About 98% of homes and businesses in Virginia’s cities and suburbs have access to high-speed internet, meaning offering download speeds of 25 megabits per second or more. But nearly one-third of rural Virginia’s homes do not. About 11% have no access to any internet service, according to the 2019 Commonwealth Connect report on Northam’s initiative.

Funding has been a persistent problem, especially with homes and businesses spread out across the commonwealth and located in some of the more challenging terrain. And for people who were on the financial edge before the coronavirus crisis battered the economy and the job market, being able to afford internet is another problem.

A Roanoke Valley mother who is unemployed said her children didn’t have internet at home to properly do their homework because the service provider raised the issue of an outstanding bill. For the time being, neighbors are sharing their Wi-Fi.

“You’d think the internet provider would look past it for right now,” said the mother, who has been given anonymity to protect her from any other potential problems with the internet provider.

The pandemic smashed the state budget, causing it to postpone spending $16 million a year for expanding rural broadband.

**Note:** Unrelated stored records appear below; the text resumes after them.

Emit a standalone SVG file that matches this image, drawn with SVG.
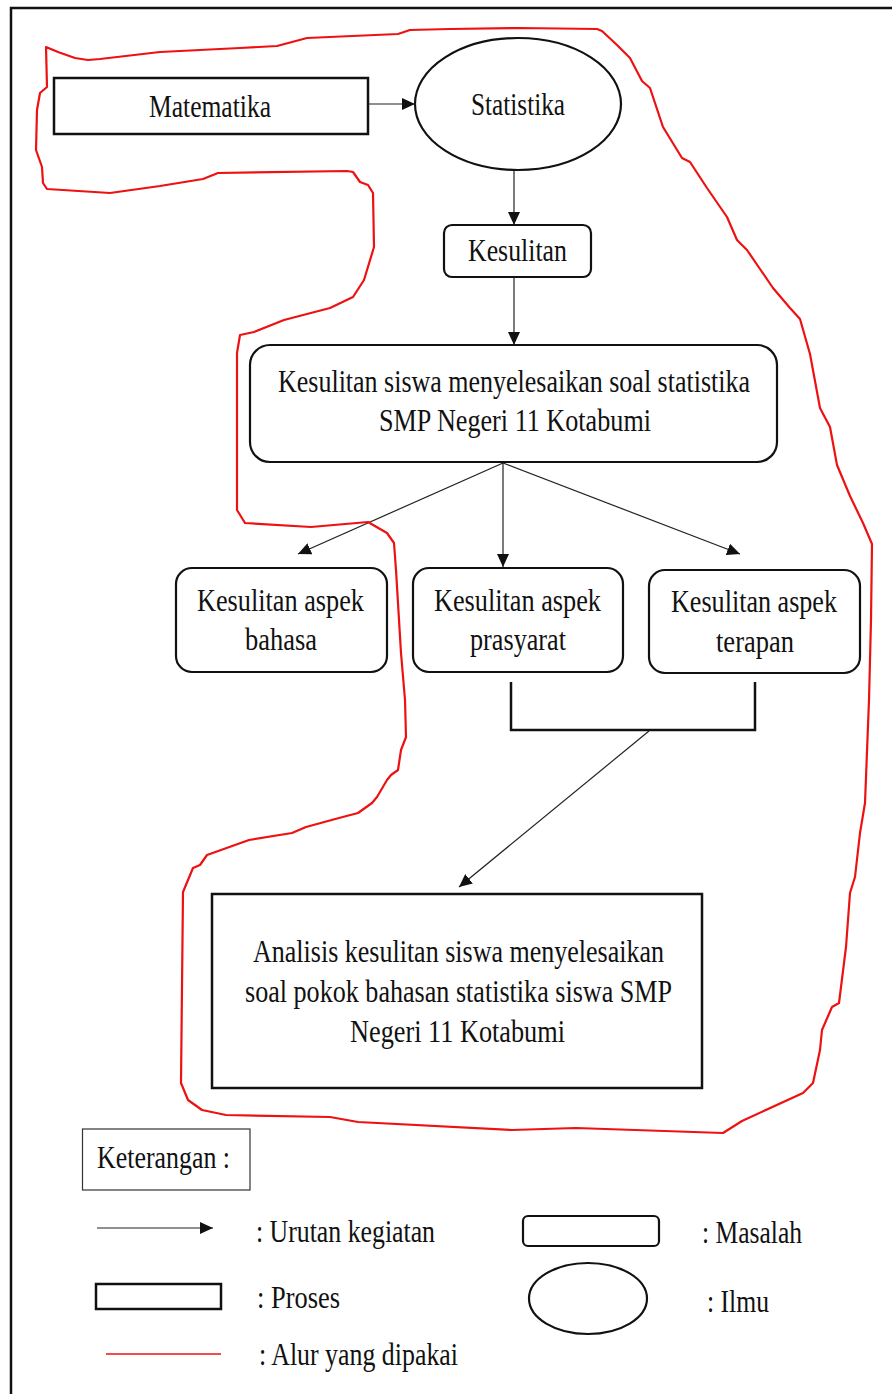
<svg xmlns="http://www.w3.org/2000/svg" width="892" height="1394" viewBox="0 0 892 1394">
<style>
text{font-family:"Liberation Serif","Times New Roman",serif;font-size:31px;fill:#111}
.box{fill:#fff;stroke:#111;stroke-width:2.5}
.rbox{fill:#fff;stroke:#111;stroke-width:2.2}
.ln{stroke:#222;stroke-width:1.2;fill:none}
.red{fill:none;stroke:#ee1111;stroke-width:2.2;stroke-linejoin:round}
</style>
<defs>
<marker id="ah" markerWidth="13" markerHeight="12" refX="13" refY="6" orient="auto" markerUnits="userSpaceOnUse">
<path d="M0,0 L13,6 L0,12 Z" fill="#111"/>
</marker>
</defs>
<rect width="892" height="1394" fill="#fff"/>
<path d="M11,1394 V8 H892" fill="none" stroke="#111" stroke-width="2.5"/>

<g id="nodes">
<g id="matematika">
<rect class="box" x="54" y="78" width="314" height="56"/>
<text x="149" y="117" textLength="122" lengthAdjust="spacingAndGlyphs">Matematika</text>
</g>
<g id="statistika">
<ellipse class="rbox" cx="518" cy="104" rx="103" ry="66"/>
<text x="471" y="115" textLength="94" lengthAdjust="spacingAndGlyphs">Statistika</text>
</g>
<g id="kesulitan">
<rect class="rbox" x="444" y="225" width="147" height="52" rx="8"/>
<text x="468" y="261" textLength="99" lengthAdjust="spacingAndGlyphs">Kesulitan</text>
</g>
<g id="kesulitan-siswa">
<rect class="rbox" x="250" y="345" width="527" height="117" rx="20"/>
<text x="278" y="392" textLength="472" lengthAdjust="spacingAndGlyphs">Kesulitan siswa menyelesaikan soal statistika</text>
<text x="379" y="431" textLength="272" lengthAdjust="spacingAndGlyphs">SMP Negeri 11 Kotabumi</text>
</g>
<g id="aspek-bahasa">
<rect class="rbox" x="176" y="568" width="211" height="104" rx="16"/>
<text x="197" y="611" textLength="167" lengthAdjust="spacingAndGlyphs">Kesulitan aspek</text>
<text x="245" y="650" textLength="72" lengthAdjust="spacingAndGlyphs">bahasa</text>
</g>
<g id="aspek-prasyarat">
<rect class="rbox" x="413" y="568" width="210" height="104" rx="16"/>
<text x="434" y="611" textLength="167" lengthAdjust="spacingAndGlyphs">Kesulitan aspek</text>
<text x="470" y="650" textLength="96" lengthAdjust="spacingAndGlyphs">prasyarat</text>
</g>
<g id="aspek-terapan">
<rect class="rbox" x="649" y="570" width="211" height="103" rx="16"/>
<text x="671" y="612" textLength="166" lengthAdjust="spacingAndGlyphs">Kesulitan aspek</text>
<text x="716" y="652" textLength="78" lengthAdjust="spacingAndGlyphs">terapan</text>
</g>
<g id="analisis">
<rect class="box" x="212" y="894" width="490" height="194"/>
<text x="253" y="962" textLength="411" lengthAdjust="spacingAndGlyphs">Analisis kesulitan siswa menyelesaikan</text>
<text x="245" y="1002" textLength="427" lengthAdjust="spacingAndGlyphs">soal pokok bahasan statistika siswa SMP</text>
<text x="350" y="1042" textLength="215" lengthAdjust="spacingAndGlyphs">Negeri 11 Kotabumi</text>
</g>
</g>

<g id="connectors">
<line class="ln" x1="368" y1="104" x2="415" y2="104" marker-end="url(#ah)"/>
<line class="ln" x1="514" y1="170" x2="514" y2="225" marker-end="url(#ah)"/>
<line class="ln" x1="514" y1="277" x2="514" y2="345" marker-end="url(#ah)"/>
<line class="ln" x1="503" y1="463" x2="298" y2="554" marker-end="url(#ah)"/>
<line class="ln" x1="503" y1="463" x2="503" y2="567" marker-end="url(#ah)"/>
<line class="ln" x1="503" y1="463" x2="740" y2="554" marker-end="url(#ah)"/>
<path d="M511,682 V730 H755 V682" fill="none" stroke="#111" stroke-width="2.5"/>
<line class="ln" x1="649" y1="731" x2="459" y2="887" marker-end="url(#ah)"/>
</g>

<g id="alur">
<path class="red" d="M46,47 L58,52 L75,58 L88,60 L100,59 L160,52 L240,48 L277,46 L292,42 L307,38 L398,34 L410,30 L450,29 L520,28 L597,29 L602,31 L617,45 L630,58 L642,81 L650,88 L663,127 L682,158 L690,162 L707,188 L727,217 L737,240 L747,250 L760,269 L773,288 L790,308 L800,319 L810,354 L820,408 L830,427 L837,465 L850,496 L863,523 L872,544 L871,620 L869,700 L865,803 L860,833 L855,877 L850,893 L846,947 L839,1003 L832,1007 L822,1030 L820,1050 L813,1083 L803,1093 L742,1121 L723,1133 L576,1128 L512,1130 L358,1122 L330,1117 L226,1115 L202,1110 L188,1100 L181,1083 L183,892 L193,868 L200,865 L207,855 L249,840 L292,833 L306,827 L339,818 L358,813 L372,803 L377,797 L387,780 L391,775 L398,770 L401,750 L406,737 L405,700 L401,653 L396,570 L394,543 L387,533 L368,522 L311,527 L245,523 L237,510 L237,353 L240,335 L254,332 L284,320 L330,308 L353,297 L364,280 L374,247 L373,193 L368,185 L360,182 L353,172 L347,171 L218,173 L203,179 L160,186 L110,193 L47,189 L43,183 L42,167 L36,150 L37,110 L40,93 L47,87 Z"/>
</g>

<g id="legend">
<rect x="82.5" y="1129" width="167.5" height="61" fill="#fff" stroke="#333" stroke-width="1.2"/>
<text x="97" y="1168" textLength="133" lengthAdjust="spacingAndGlyphs">Keterangan :</text>
<line class="ln" x1="97" y1="1228" x2="213" y2="1228" marker-end="url(#ah)"/>
<text x="256" y="1242" textLength="179" lengthAdjust="spacingAndGlyphs">: Urutan kegiatan</text>
<rect class="rbox" x="523" y="1216" width="136" height="30" rx="5"/>
<text x="702" y="1243" textLength="100" lengthAdjust="spacingAndGlyphs">: Masalah</text>
<rect class="box" x="96" y="1284" width="125" height="25"/>
<text x="257" y="1308" textLength="83" lengthAdjust="spacingAndGlyphs">: Proses</text>
<ellipse class="rbox" cx="588" cy="1298.5" rx="59" ry="35.5"/>
<text x="707" y="1312" textLength="62" lengthAdjust="spacingAndGlyphs">: Ilmu</text>
<line x1="106" y1="1354" x2="221" y2="1354" stroke="#ee1111" stroke-width="1.5"/>
<text x="259" y="1365" textLength="199" lengthAdjust="spacingAndGlyphs">: Alur yang dipakai</text>
</g>
</svg>
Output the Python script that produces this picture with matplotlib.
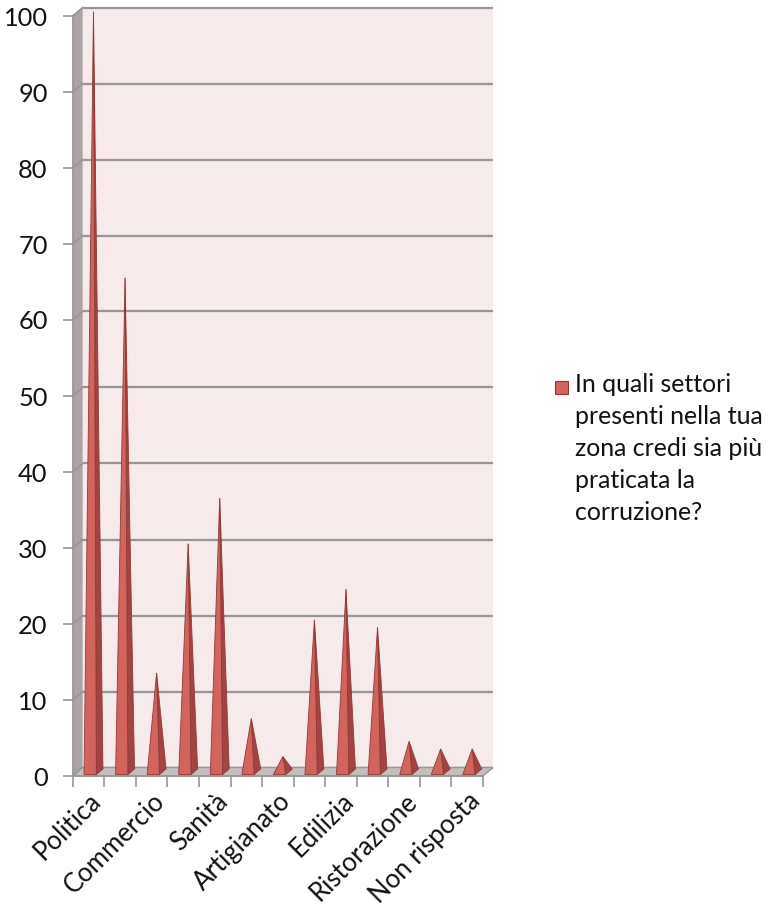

The $2 trillion CARES Act, which Congress passed in March, included money for states, large cities and counties, but it didn’t directly funnel cash to communities with fewer than 500,000 residents. The state is doling out federal aid to localities, and they can use that for internet projects.

Congress has been considering additional relief proposals, including money for broadband. The Democratic-controlled House passed the $3 trillion HEROES Act that includes $4 billion for broadband, but the legislative package in its entirety is unlikely to pass the Republican-controlled Senate.

“Under the current circumstances, this lack of broadband access threatens to greatly — and potentially lastingly — exacerbate disparities in health, education and economic equity,” said Sen. Mark Warner, D-Va., who has written to the Federal Communications Commission with suggestions on how to reform rules to expand broadband.

“On nearly a daily basis, I hear from Virginians who are struggling to engage in telework, supervise their children’s online learning, and engage in telehealth over antiquated DSL connections that make even a single one of these activities virtually impossible.”